P.A./Public Address and P.A./HARD LOVE move deftly between musical reference points. In the electronic chirps, squelches, bleeps and parps that dance and pop across the listener’s field of hearing, we might detect traces of Karlheinz Stockhausen’s Kontakte (Contact, 1959–60 – a composition that pioneered the use of multi-speaker surround sound) or Morton Subotnick’s classic of electronic music, Silver Apples of the Moon (1967). But in the same space Rosenfeld builds with these sounds, she also makes use of a palette of reverb, echo and bass, which evoke touches of African Head Charge and Adrian Sherwood’s 1980s experiments in fusing post-punk experimentation with heavy dub or, more recently, Burial’s ghostly evocations of nocturnal London and half-remembered illegal raves. The connection between public address systems and the culture of Jamaican sound systems is also a clear one. It’s territory that Mark Leckey touched on with his Big Box Statue Action (2003–11) performances, but where Leckey placed more emphasis on links between the formal properties of the speaker systems and Modernist sculpture, Rosenfeld underlines the sculptural properties of sound itself; the sonic possibilities for which a PA and specific architectural space allows.

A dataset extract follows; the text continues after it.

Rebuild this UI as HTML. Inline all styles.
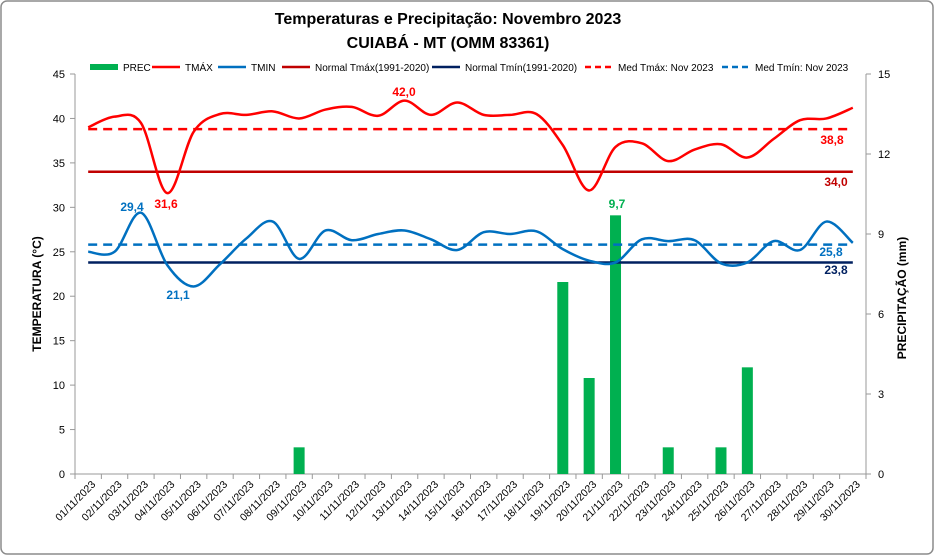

In the P.A./HARD LOVE recordings there is a palpable sense of scale and architecture. Rosenfeld pays close attention to the spatial placement of each element in the sound mix: some appear close to the listener’s ear, whilst others hide in the far corners of what sounds like a large hall. Long, sustained bell-like tones recur throughout, as do thin, tendril-like sine-tones, the sound of glissando metal. Whispers and murmurs are heard. Underneath these, sub-bass frequencies bully the eardrums. Warrior Queen’s voice is occasionally layered, switching between a delicate, searching tone, and one that is hard-edged, highly directed, commanding. It zooms up front for certain passages, then retreats, as if being sung from a distance. Certain tracks evoke the feeling of walking empty streets and hearing human activity but not knowing where it’s coming from, or navigating the stairs and rooms of a disused warehouse in search of a clandestine party. Lee coaxes extraordinary sounds from her cello; she makes it sound like a voice or a synthesizer, just occasionally playing it in such a way as to remind you that it’s still a string instrument. There is a sense in all of this of the fragmentary, as if we had stumbled across a dusty analogue telephone exchange, a forgotten transmission station that nobody bothered to switch off when the world went digital. For all the precedents one might detect in her music, Rosenfeld is agile and subtle as a composer, highly attuned to places near and far, adept at playing with what is to hand in her environment. What you hear is where you’re at.